Leeds City College champion employer engagement and understand its importance in vocational education. They not just have advice to offer but also best practice case studies, which highlight the outcomes and benefits of engaging with employers and its importance in providing students with applicable and relevant skills for work. Here, they discuss their encouraging work with Metalcraft UK.


Leeds City College has been designing and delivering bespoke training and curriculum to suit the diverse needs of companies in the engineering and manufacturing sector across Bradford and the wider Leeds City Region for many years. This expertise and connection to the sector resulted in employers coming together to establish the Advanced Manufacturing and Engineering Industrial Centre of Excellence (ICE).

Metalcraft UK are a high end metal fabrication company manufacturing for the food industry for companies such as Coca Cola and Morrison’s and working on projects as diverse as exhaust systems for super yachts and stainless steel floating staircases for Selfridge’s flagship store on Oxford Street. They are longstanding client of Keighley College; part of the Leeds City College estate, and as such they were invited to be on the board of companies giving strategic direction to the ICE, based within the Keighley College.

The ICE takes in young people from local schools to study GCSE engineering with a view to encouraging them into job roles in a sector where there is a current shortage of suitably skilled new recruits in its effort to supply highly skilled, qualified and work ready further education leavers to support sector and economic growth. The ICE offers young people pathways through into employment via apprenticeships.

Metalcraft UK Director, Nathan Varley, has played a key role in both steering this new facility and in representing it at a range of events. He has helped the college identify areas where there are skills gaps and has championed the impact of higher level skills to support industry growth and diversification. Nowhere is this more prevalent than coding and certification for welders where Nathan encouraged the college to invest in training for staff to meet a need he not only had himself, but that he knew was in wider demand.

This highly technical course is now in place at Keighley College and is a clear example of it meeting employer needs through partnership working. Metalcraft are also practicing what they preach through the ICE and have employed two new apprentices from the first cohort of young engineers to complete their GCSE through the ICE centre.

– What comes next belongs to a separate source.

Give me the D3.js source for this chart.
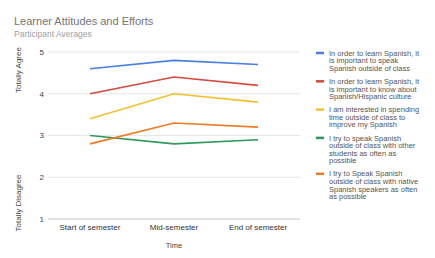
<!DOCTYPE html>
<html>
<head>
<meta charset="utf-8">
<script src="https://cdn.jsdelivr.net/npm/d3@7"></script>
<style>
  body { margin: 0; background: #fff; }
  text { font-family: "Liberation Sans", Arial, sans-serif; }
</style>
</head>
<body>
<script>
// chart data
const periods = ['Start of semester', 'Mid-semester', 'End of semester'];
const yTicks = [1, 2, 3, 4, 5];

const speakOutside = [4.6, 4.8, 4.7];
const knowCulture = [4.0, 4.4, 4.2];
const spendTime = [3.4, 4.0, 3.8];
const speakStudents = [3.0, 2.8, 2.9];
const speakNatives = [2.8, 3.3, 3.2];

const seriesNames = [
  ['In order to learn Spanish, it', 'is important to speak', 'Spanish outside of class'],
  ['In order to learn Spanish, it', 'is important to know about', 'Spanish/Hispanic culture'],
  ['I am interested in spending', 'time outside of class to', 'improve my Spanish'],
  ['I try to speak Spanish', 'outside of class with other', 'students as often as', 'possible'],
  ['I try to Speak Spanish', 'outside of class with native', 'Spanish speakers as often', 'as possible']
];
const seriesValues = [speakOutside, knowCulture, spendTime, speakStudents, speakNatives];
const colors = ['#4a7fe0', '#d64a3f', '#f2c12e', '#2f9a5c', '#f07a25'];

let width = 435, height = 258;

const svg = d3.select('body').append('svg')
    .attr('width', width)
    .attr('height', height);

// title
svg.append('text').attr('x', 14).attr('y', 25)
    .attr('font-size', 11).attr('fill', '#757575')
    .text('Learner Attitudes and Efforts');
svg.append('text').attr('x', 14).attr('y', 37)
    .attr('font-size', 8.5).attr('fill', '#a0a0a0')
    .text('Participant Averages');

const x = d3.scalePoint().domain(periods).range([48, 300]).padding(0.5);
const y = d3.scaleLinear().domain([1, 5]).range([219, 52]);

// grid
svg.selectAll('.grid')
    .data(yTicks)
    .enter().append('line')
    .attr('x1', 48).attr('x2', 300)
    .attr('y1', d => y(d)).attr('y2', d => y(d))
    .attr('stroke', d => d === 1 ? '#c8c8c8' : '#e6e6e6')
    .attr('stroke-width', 1);

svg.selectAll('.ytick')
    .data(yTicks)
    .enter().append('text')
    .attr('x', 44).attr('y', d => y(d))
    .attr('dy', '0.35em')
    .attr('text-anchor', 'end')
    .attr('font-size', 8).attr('fill', '#444')
    .text(d => d);

svg.selectAll('.xtick')
    .data(periods)
    .enter().append('text')
    .attr('x', d => x(d)).attr('y', 227)
    .attr('dy', '0.35em')
    .attr('text-anchor', 'middle')
    .attr('font-size', 8).attr('fill', '#333')
    .text(d => d);

svg.append('text').attr('x', 174).attr('y', 245).attr('dy', '0.35em')
    .attr('text-anchor', 'middle').attr('font-size', 7.5).attr('fill', '#444')
    .text('Time');

// y axis titles
svg.append('text').attr('transform', 'translate(18,70) rotate(-90)')
    .attr('dy', '0.35em').attr('text-anchor', 'middle')
    .attr('font-size', 8).attr('fill', '#444').text('Totally Agree');
svg.append('text').attr('transform', 'translate(18,203) rotate(-90)')
    .attr('dy', '0.35em').attr('text-anchor', 'middle')
    .attr('font-size', 8).attr('fill', '#444').text('Totally Disagree');

// lines
const line = d3.line().x((d, i) => x(periods[i])).y(d => y(d));
svg.selectAll('.series')
    .data(seriesValues)
    .enter().append('path')
    .attr('d', line)
    .attr('fill', 'none')
    .attr('stroke', (d, i) => colors[i])
    .attr('stroke-width', 1.6);

// legend
const lineH = 7.6;
let ly = 53;
seriesNames.forEach((lines, i) => {
  svg.append('line').attr('x1', 316).attr('x2', 324)
      .attr('y1', ly).attr('y2', ly)
      .attr('stroke', colors[i]).attr('stroke-width', 2.5);
  lines.forEach((t, j) => {
    svg.append('text').attr('x', 329).attr('y', ly + j * lineH)
        .attr('dy', '0.35em').attr('font-size', 7.5).attr('fill', '#555')
        .text(t);
  });
  ly += lines.length * lineH + 5.5;
});
</script>
</body>
</html>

Manufacturing is a major employment sector within the Leeds City Region, with a significant concentration of manufacturing SMEs located within the Bradford Metropolitan District, where the Keighley College is situated.

Nationally, the manufacturing sector continues to report significant skills shortages that impact sustainably and impede growth. Data taken from the latest UCKES Employer Skills Survey (2015) reveals that skills shortages are most predominantly reported in skilled trades and occupations, professionals and machine operatives.

Coupled with the knowledge that the demand for more people with higher-level skills is expected to be particularly strong in sectors central to growth such as construction (+73%), manufacturing (+69%) and engineering, science and hi-tech (+52%) Leeds City College is committed to developing its provision to ensure the continual supply of relevant and suitable skills to support economic growth across key UK employment and growth sectors.

 For example, its work with companies such as Metalcraft UK and the establishment of the ICE has also led to the development of a further range of pathways from entry level through to higher level skills and engineering degree qualifications. 

The Engineering qualifications available at Leeds City College now includes GCSEs, BTEC Level 3, Advanced Apprenticeships, Higher Apprenticeships, HNCs, HNDs and Degrees, with full-time and part-time options available as suits the individual and employer.

Through its partnership work with employers, the college has also realised the potential for multi-skilled engineers, and has diversified and added to its offer of mechanical engineering pathways, to include an electro-mechanical engineering pathway, supported by additional facilities and equipment.

A key element of the college’s engagement with employers is ensuring activities are led by local businesses.  The ICE currently has a board led by a local business representative with a number of other employers and associate partners who are all engaged with the education partners through a variety of activities.   Each of these organisations acts as ambassadors for the ICE and promotes the benefits of this learning and development route within their wider stakeholder and employer networks.